- [WHAT THE TASK ASKS]
Below is a listing. Return the lines from the one that contains "Convert this chart to matplotlib code." to the one that contains "[316, 122, 92, 60], [-63, -62, -62, -62]]", both ends included, verbatim and with no pictures.
**** MATERIAL ****
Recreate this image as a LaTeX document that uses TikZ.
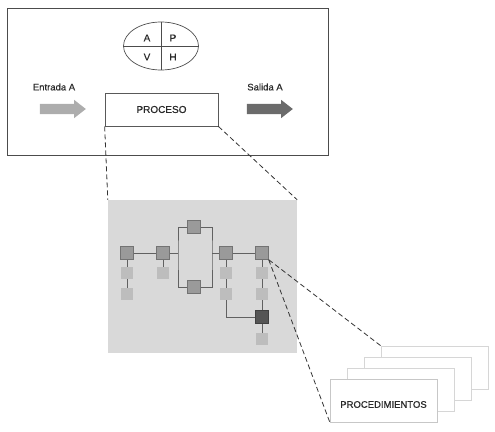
\documentclass[tikz,border=0pt]{standalone}
\usepackage{fontspec}
\setmainfont{Liberation Sans}[FakeBold=0.6]
\usepackage{xcolor}
\usetikzlibrary{shapes.geometric,shapes.arrows}
\definecolor{ink}{HTML}{2A2A2A}
\definecolor{sqmid}{HTML}{9A9A9A}
\definecolor{sqlight}{HTML}{BDBDBD}
\definecolor{sqdark}{HTML}{555555}
\definecolor{panelgray}{HTML}{D9D9D9}

\begin{document}
\begin{tikzpicture}[x=1pt, y=-1pt,
  font=\fontsize{9.5}{11}\selectfont, text=ink,
  frame/.style={draw=black!70, line width=0.7pt, inner sep=0pt},
  procbox/.style={draw=black!65, line width=0.7pt, minimum width=113pt,
                  minimum height=33pt, inner sep=0pt, font=\fontsize{10}{12}\selectfont},
  flow/.style={single arrow, fill=#1, minimum height=46pt, inner xsep=0pt, inner ysep=5pt,
               single arrow head extend=4pt, single arrow tip angle=76},
  sq/.style={draw=#1!75!black, fill=#1, minimum size=13pt, inner sep=0pt},
  sq/.default=sqmid,
  lt/.style={fill=sqlight, minimum size=12pt, inner sep=0pt},
  link/.style={draw=black!62, line width=1pt},
  zoomline/.style={draw=black!80, line width=0.8pt, dash pattern=on 5pt off 3pt},
  page/.style={draw=black!16, fill=white, minimum width=107pt, minimum height=43pt, inner sep=0pt}]
 \useasboundingbox (0,0) rectangle (495,431);
 % process level
 \node[frame, minimum width=321pt, minimum height=147pt] (sys) at (167.5,81.5) {};
 \node[draw=black!70, line width=0.7pt, ellipse, minimum width=75pt, minimum height=48pt] (pdca) at (161,46) {};
 \draw[draw=black!70, line width=0.7pt] (pdca.north) -- (pdca.south);
 \draw[draw=black!70, line width=0.7pt] (pdca.west) -- (pdca.east);
 \node[font=\fontsize{10}{12}\selectfont] (la) at (147,38) {A};
 \node[font=\fontsize{10}{12}\selectfont] (lp) at (173,38) {P};
 \node[font=\fontsize{10}{12}\selectfont] (lv) at (147,57) {V};
 \node[font=\fontsize{10}{12}\selectfont] (lh) at (173,57) {H};
 \node (intxt) at (54,87) {Entrada A};
 \node (outtxt) at (265,87) {Salida A};
 \node[flow=black!32] (inarr) at (59.5,109) {};
 \node[flow=black!58] (outarr) at (266.5,109) {};
 \node[procbox] (proc) at (161.5,109.5) {PROCESO};
 % activity map
 \node[fill=panelgray, minimum width=189pt, minimum height=153pt, inner sep=0pt] (panel) at (202.5,276.5) {};
 \node[sq] (m1) at (127,253) {};
 \node[sq] (m2) at (163,253) {};
 \node[sq] (tp) at (194,227) {};
 \node[sq] (bt) at (194,287) {};
 \node[sq] (m4) at (226,253) {};
 \node[sq] (m5) at (262,253) {};
 \node[lt] (a1) at (127,273) {};
 \node[lt] (a2) at (127,294) {};
 \node[lt] (b1) at (163,273) {};
 \node[lt] (c1) at (226,273) {};
 \node[lt] (c2) at (226,294) {};
 \node[lt] (e1) at (262,273) {};
 \node[lt] (e2) at (262,294) {};
 \node[sq=sqdark] (dk) at (262,317) {};
 \node[lt] (e3) at (262,339) {};
 \coordinate (fl) at (178,253);
 \coordinate (fr) at (212,253);
 \draw[link] (m1.east) -- (m2.west);
 \draw[link] (m2.east) -- (fl);
 \draw[link] (tp.west) -| (fl) |- (bt.west);
 \draw[link] (tp.east) -| (fr) |- (bt.east);
 \draw[link] (fr) -- (m4.west);
 \draw[link] (m4.east) -- (m5.west);
 \draw[link] (m1.south) -- (a1.north);
 \draw[link] (a1.south) -- (a2.north);
 \draw[link] (m2.south) -- (b1.north);
 \draw[link] (m4.south) -- (c1.north);
 \draw[link] (c1.south) -- (c2.north);
 \draw[link] (m5.south) -- (e1.north);
 \draw[link] (e1.south) -- (e2.north);
 \draw[link] (e2.south) -- (dk.north);
 \draw[link] (dk.south) -- (e3.north);
 \draw[link] (c2.south) |- (dk.west);
 % procedures stack
 \node[page] (p4) at (434.5,367.5) {};
 \node[page] (p3) at (417.5,378.5) {};
 \node[page] (p2) at (400.5,389.5) {};
 \node[page, draw=black!22] (p1) at (383.5,400.5) {};
 \node[font=\fontsize{9.5}{11}\selectfont] (ptxt) at ([yshift=-4pt]p1.center) {PROCEDIMIENTOS};
 % zoom lines
 \draw[zoomline] (proc.south west) -- (panel.north west);
 \draw[zoomline] (proc.south east) -- (panel.north east);
 \draw[zoomline] (m5.south east) -- (p4.north west);
 \draw[zoomline] (m5.south east) -- (p1.south west);
\end{tikzpicture}
\end{document}
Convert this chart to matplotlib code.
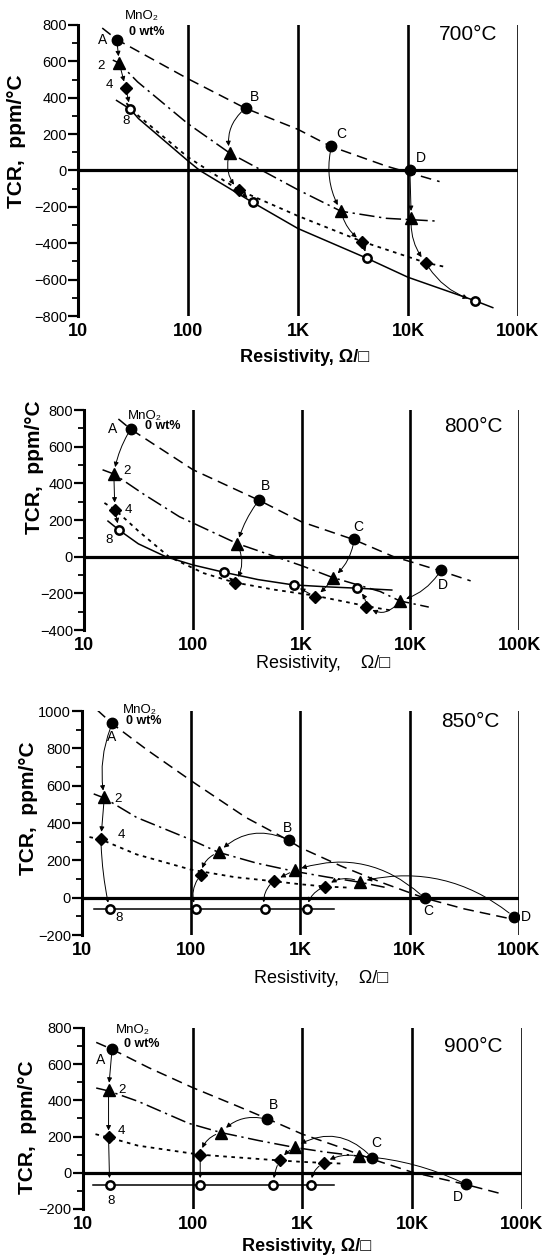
import matplotlib
matplotlib.use("Agg")
import matplotlib.pyplot as plt
from matplotlib.ticker import MultipleLocator, NullLocator

plt.rcParams["font.family"] = ["Liberation Sans", "DejaVu Sans"]

XTICKS = [10, 100, 1000, 10000, 100000]
XTICK_LABELS = ["10", "100", "1K", "10K", "100K"]
LETTERS = ["A", "B", "C", "D"]
WT = ["0", "2", "4", "8"]  # MnO2 wt%

# ---- measured points: rows = 0, 2, 4, 8 wt% MnO2 ; columns = resistor A..D
r700 = [[22.5, 334, 2015, 10400], [23.7, 239, 2460, 10700],
        [27.2, 288, 3850, 14500], [29.9, 388, 4250, 40300]]
t700 = [[720, 343, 132, 4], [590, 96, -224, -261],
        [452, -107, -391, -507], [337, -176, -483, -715]]

r800 = [[26.8, 408, 3045, 19200], [18.8, 256, 1930, 7960],
        [19.2, 242, 1330, 3950], [21.0, 195, 850, 3270]]
t800 = [[695, 310, 96, -72], [451, 68, -116, -241],
        [257, -143, -218, -272], [145, -86, -155, -173]]

r850 = [[19.0, 785, 13650, 89300], [16.0, 178, 885, 3500],
        [14.9, 122, 574, 1690], [17.9, 111, 470, 1140]]
t850 = [[935, 308, -2, -101], [537, 243, 147, 86],
        [316, 122, 92, 60], [-63, -62, -62, -62]]

r900 = [[18.4, 477, 4300, 30900], [17.1, 181, 850, 3250],
        [17.1, 117, 618, 1560], [17.5, 117, 540, 1200]]
t900 = [[682, 295, 84, -64], [459, 222, 142, 92],
        [195, 100, 68, 54], [-68, -68, -68, -68]]

# ---- fitted curves (0, 2, 4, 8 wt%)
c700_r = [[16.6, 22.5, 98.6, 330, 998, 1977, 6353, 19360],
          [20.7, 23.7, 34.8, 98.9, 239, 998, 2460, 6350, 17990],
          [27.5, 35.5, 98.9, 288, 1000, 3846, 14520, 22900],
          [22.4, 29.9, 35.5, 98.9, 128, 388, 998, 4246, 10000, 40270, 59020]]
c700_t = [[783, 720, 506, 343, 226, 133, 24, -61],
          [607, 590, 487, 259, 96, -106, -224, -263, -278],
          [370, 300, 75, -107, -250, -391, -507, -533],
          [385, 337, 285, 55, 0, -176, -319, -483, -587, -715, -754]]

c800_r = [[20.7, 26.9, 100.5, 412, 1000, 3055, 7015, 10000, 19100, 35890],
          [14.8, 18.8, 35.5, 75.3, 255, 1000, 1919, 5284, 7980, 14790],
          [15.4, 19.2, 31.6, 60.3, 126, 239, 562, 1309, 3981, 6457],
          [16.6, 21.0, 31.6, 56.4, 100, 193, 398, 838, 1778, 3266, 6761]]
c800_t = [[751, 695, 474, 306, 190, 92, 0, -27, -78, -132],
          [474, 451, 340, 218, 72, -49, -113, -190, -241, -275],
          [293, 257, 140, 0, -90, -140, -180, -212, -270, -292],
          [194, 145, 70, 0, -45, -85, -125, -154, -165, -172, -182]]

c850_r = [[13.8, 19.0, 39.8, 100, 316, 785, 1000, 2344, 5623, 13650, 31620, 79430],
          [12.8, 16.0, 31.6, 100, 178, 398, 885, 1778, 3491, 5888],
          [11.7, 14.9, 31.6, 100, 251, 575, 1000, 1690, 2754],
          [12.8, 2037]]
c850_t = [[1005, 931, 790, 626, 430, 306, 268, 170, 80, -2, -60, -110],
          [556, 534, 430, 310, 243, 185, 141, 110, 83, 56],
          [325, 312, 232, 150, 110, 88, 72, 60, 54],
          [-62, -62]]

c900_r = [[13.2, 18.4, 39.8, 100, 251, 476, 1000, 1995, 4315, 10000, 30900, 63970],
          [13.2, 17.1, 31.6, 91.8, 181, 398, 847, 1585, 3236, 3631],
          [13.0, 17.1, 31.6, 91.8, 117, 251, 617, 1000, 1542, 2427],
          [12.4, 1932]]
c900_t = [[720, 682, 580, 470, 370, 299, 213, 150, 75, 3, -65, -115],
          [468, 452, 395, 273, 222, 178, 140, 115, 92, 88],
          [213, 195, 150, 109, 100, 85, 68, 60, 55, 50],
          [-68, -68]]

LINE_STYLES = [dict(ls=(0, (7, 4)), lw=1.1),
               dict(ls=(0, (10, 3, 1.5, 3)), lw=1.1),
               dict(ls=(0, (2, 2.5)), lw=1.3),
               dict(ls="-", lw=1.1)]
MARKERS = [dict(marker="o", ms=7.5, mfc="black", mec="black"),
           dict(marker="^", ms=8, mfc="black", mec="black"),
           dict(marker="D", ms=6, mfc="black", mec="black"),
           dict(marker="o", ms=6, mfc="white", mec="black", mew=1.8)]

PANELS = [
    dict(temp="700°C", pts=(r700, t700), cur=(c700_r, c700_t),
         rect=[0.1416, 0.7492, 0.7985, 0.2310], ylim=(-800, 800),
         temp_xy=(0.886, 0.966), ylab_xy=(-0.118, 0.60), xlab_xy=(0.516, -0.115),
         xlab="Resistivity, Ω/□", xlab_w="bold",
         rads=[[0, 0.3, 0.2, 0], [0, 0.3, 0.2, 0.2], [0, 0, 0, 0.2]],
         let_off=[(-14, 0), (9, 11), (10, 12), (11, 12)],
         wt_off=[(-18, -3), (-16, 3), (-4, -12)],
         mno_off=(25, 24), owt_off=(30, 8)),
    dict(temp="800°C", pts=(r800, t800), cur=(c800_r, c800_t),
         rect=[0.1525, 0.5, 0.7895, 0.1746], ylim=(-400, 800),
         temp_xy=(0.894, 0.923), ylab_xy=(-0.092, 0.74), xlab_xy=(0.55, -0.112),
         xlab="Resistivity,    Ω/□", xlab_w="medium",
         rads=[[0.1, 0.1, -0.2, -0.2], [0, -0.3, -0.1, -0.5], [0, 0, 0, 0.2]],
         let_off=[(-18, 0), (6, 14), (4, 12), (2, -15)],
         wt_off=[(13, 3), (14, 0), (-10, -10)],
         mno_off=(14, 13), owt_off=(32, 3)),
    dict(temp="850°C", pts=(r850, t850), cur=(c850_r, c850_t),
         rect=[0.1488, 0.2579, 0.7931, 0.1778], ylim=(-200, 1000),
         temp_xy=(0.888, 0.951), ylab_xy=(-0.100, 0.567), xlab_xy=(0.547, -0.155),
         xlab="Resistivity,    Ω/□", xlab_w="medium",
         rads=[[0.15, 0.35, 0.3, 0.25], [0, 0.3, 0, 0.3], [0.05, 0.3, 0.3, 0.3]],
         let_off=[(-1, -14), (-2, 12), (4, -13), (12, 0)],
         wt_off=[(14, -2), (20, 4), (9, -9)],
         mno_off=(27, 13), owt_off=(31, 2)),
    dict(temp="900°C", pts=(r900, t900), cur=(c900_r, c900_t),
         rect=[0.1506, 0.0405, 0.7967, 0.1437], ylim=(-200, 800),
         temp_xy=(0.888, 0.895), ylab_xy=(-0.105, 0.453), xlab_xy=(0.51, -0.16),
         xlab="Resistivity, Ω/□", xlab_w="bold",
         rads=[[0, 0.3, 0.4, 0.1], [0, 0.3, 0.1, 0.2], [0, 0, 0.1, 0.3]],
         let_off=[(-11, -11), (6, 14), (4, 15), (-8, -13)],
         wt_off=[(13, 0), (13, 6), (1, -16)],
         mno_off=(21, 19), owt_off=(30, 5)),
]


def draw_panel(ax, p):
    R, T = p["pts"]
    CR, CT = p["cur"]
    ax.set_xscale("log")
    ax.set_xlim(10, 1e5)
    ax.set_ylim(*p["ylim"])
    for side in ("top", "right", "bottom"):
        ax.spines[side].set_visible(False)
    ax.spines["left"].set_linewidth(2.2)

    for x in XTICKS[1:]:
        ax.axvline(x, color="black", lw=1.9, zorder=1)
    ax.axhline(0, color="black", lw=2.3, zorder=1)

    for k in range(4):
        ax.plot(CR[k], CT[k], color="black", zorder=2, **LINE_STYLES[k])
    for k in range(4):
        ax.plot(R[k], T[k], ls="none", zorder=4, **MARKERS[k])

    # arrows from each composition to the next one
    for k in range(3):
        for i in range(4):
            ax.annotate("", xy=(R[k + 1][i], T[k + 1][i]), xytext=(R[k][i], T[k][i]),
                        arrowprops=dict(arrowstyle="-|>", lw=0.7, color="black",
                                        shrinkA=4, shrinkB=5, mutation_scale=7,
                                        connectionstyle=f"arc3,rad={p['rads'][k][i]}"),
                        zorder=3)

    for i, lab in enumerate(LETTERS):
        ax.annotate(lab, (R[0][i], T[0][i]), xytext=p["let_off"][i], textcoords="offset pixels",
                    ha="center", va="center", fontsize=10)
    for k in range(1, 4):
        ax.annotate(WT[k], (R[k][0], T[k][0]), xytext=p["wt_off"][k - 1], textcoords="offset pixels",
                    ha="center", va="center", fontsize=9.5)
    ax.annotate("MnO₂", (R[0][0], T[0][0]), xytext=p["mno_off"], textcoords="offset pixels",
                ha="center", va="center", fontsize=9.5)
    ax.annotate("0 wt%", (R[0][0], T[0][0]), xytext=p["owt_off"], textcoords="offset pixels",
                ha="center", va="center", fontsize=9, fontweight="bold")

    ax.text(*p["temp_xy"], p["temp"], transform=ax.transAxes, ha="center", va="center", fontsize=15)

    ax.set_xticks(XTICKS, XTICK_LABELS)
    ax.xaxis.set_minor_locator(NullLocator())
    ax.tick_params(axis="x", length=0, pad=5, labelsize=13)
    for lbl in ax.get_xticklabels():
        lbl.set_fontweight("bold")
    ax.yaxis.set_major_locator(MultipleLocator(200))
    ax.yaxis.set_minor_locator(MultipleLocator(100))
    ax.tick_params(axis="y", which="major", direction="out", length=7, width=1.6, labelsize=10.5, pad=1)
    ax.tick_params(axis="y", which="minor", direction="out", length=4, width=1.3)

    ax.set_ylabel("TCR,  ppm/°C", fontsize=15, fontweight="bold")
    ax.yaxis.set_label_coords(*p["ylab_xy"])
    ax.set_xlabel(p["xlab"], fontsize=13, fontweight=p["xlab_w"])
    ax.xaxis.set_label_coords(*p["xlab_xy"])


fig = plt.figure(figsize=(5.51, 12.6), dpi=100)
for p in PANELS:
    ax = fig.add_axes(p["rect"])
    draw_panel(ax, p)

fig.savefig("out.png", dpi=100)
plt.close(fig)
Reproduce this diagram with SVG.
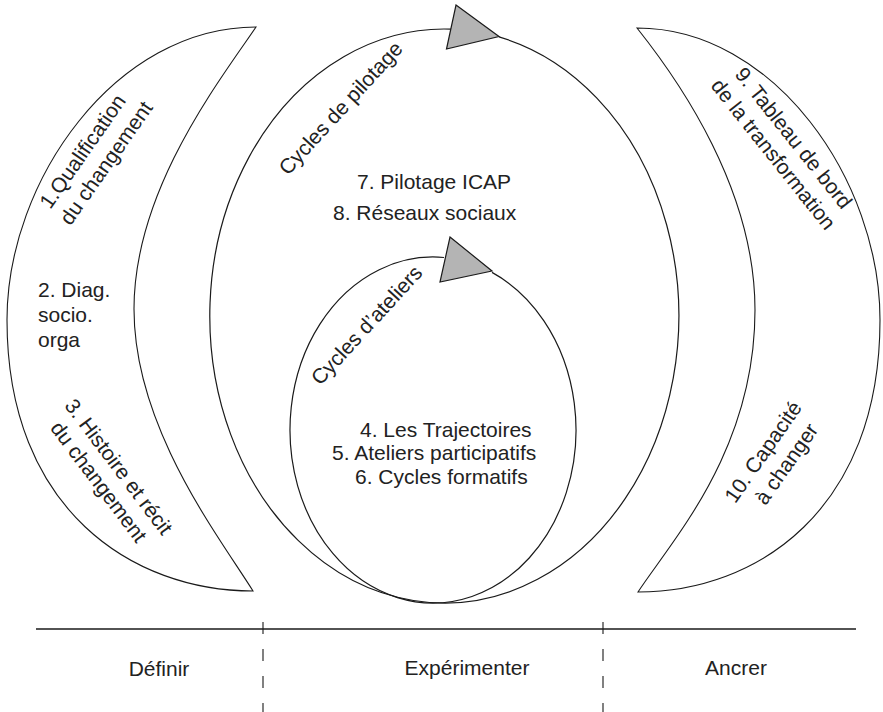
****
- [EXERCISE RESULT]
Convert this chart to matplotlib code.
import matplotlib
matplotlib.use("Agg")
import matplotlib.pyplot as plt
from matplotlib.ticker import MultipleLocator, NullLocator

plt.rcParams["font.family"] = ["Liberation Sans", "DejaVu Sans"]

XTICKS = [10, 100, 1000, 10000, 100000]
XTICK_LABELS = ["10", "100", "1K", "10K", "100K"]
LETTERS = ["A", "B", "C", "D"]
WT = ["0", "2", "4", "8"]  # MnO2 wt%

# ---- measured points: rows = 0, 2, 4, 8 wt% MnO2 ; columns = resistor A..D
r700 = [[22.5, 334, 2015, 10400], [23.7, 239, 2460, 10700],
        [27.2, 288, 3850, 14500], [29.9, 388, 4250, 40300]]
t700 = [[720, 343, 132, 4], [590, 96, -224, -261],
        [452, -107, -391, -507], [337, -176, -483, -715]]

r800 = [[26.8, 408, 3045, 19200], [18.8, 256, 1930, 7960],
        [19.2, 242, 1330, 3950], [21.0, 195, 850, 3270]]
t800 = [[695, 310, 96, -72], [451, 68, -116, -241],
        [257, -143, -218, -272], [145, -86, -155, -173]]

r850 = [[19.0, 785, 13650, 89300], [16.0, 178, 885, 3500],
        [14.9, 122, 574, 1690], [17.9, 111, 470, 1140]]
t850 = [[935, 308, -2, -101], [537, 243, 147, 86],
        [316, 122, 92, 60], [-63, -62, -62, -62]]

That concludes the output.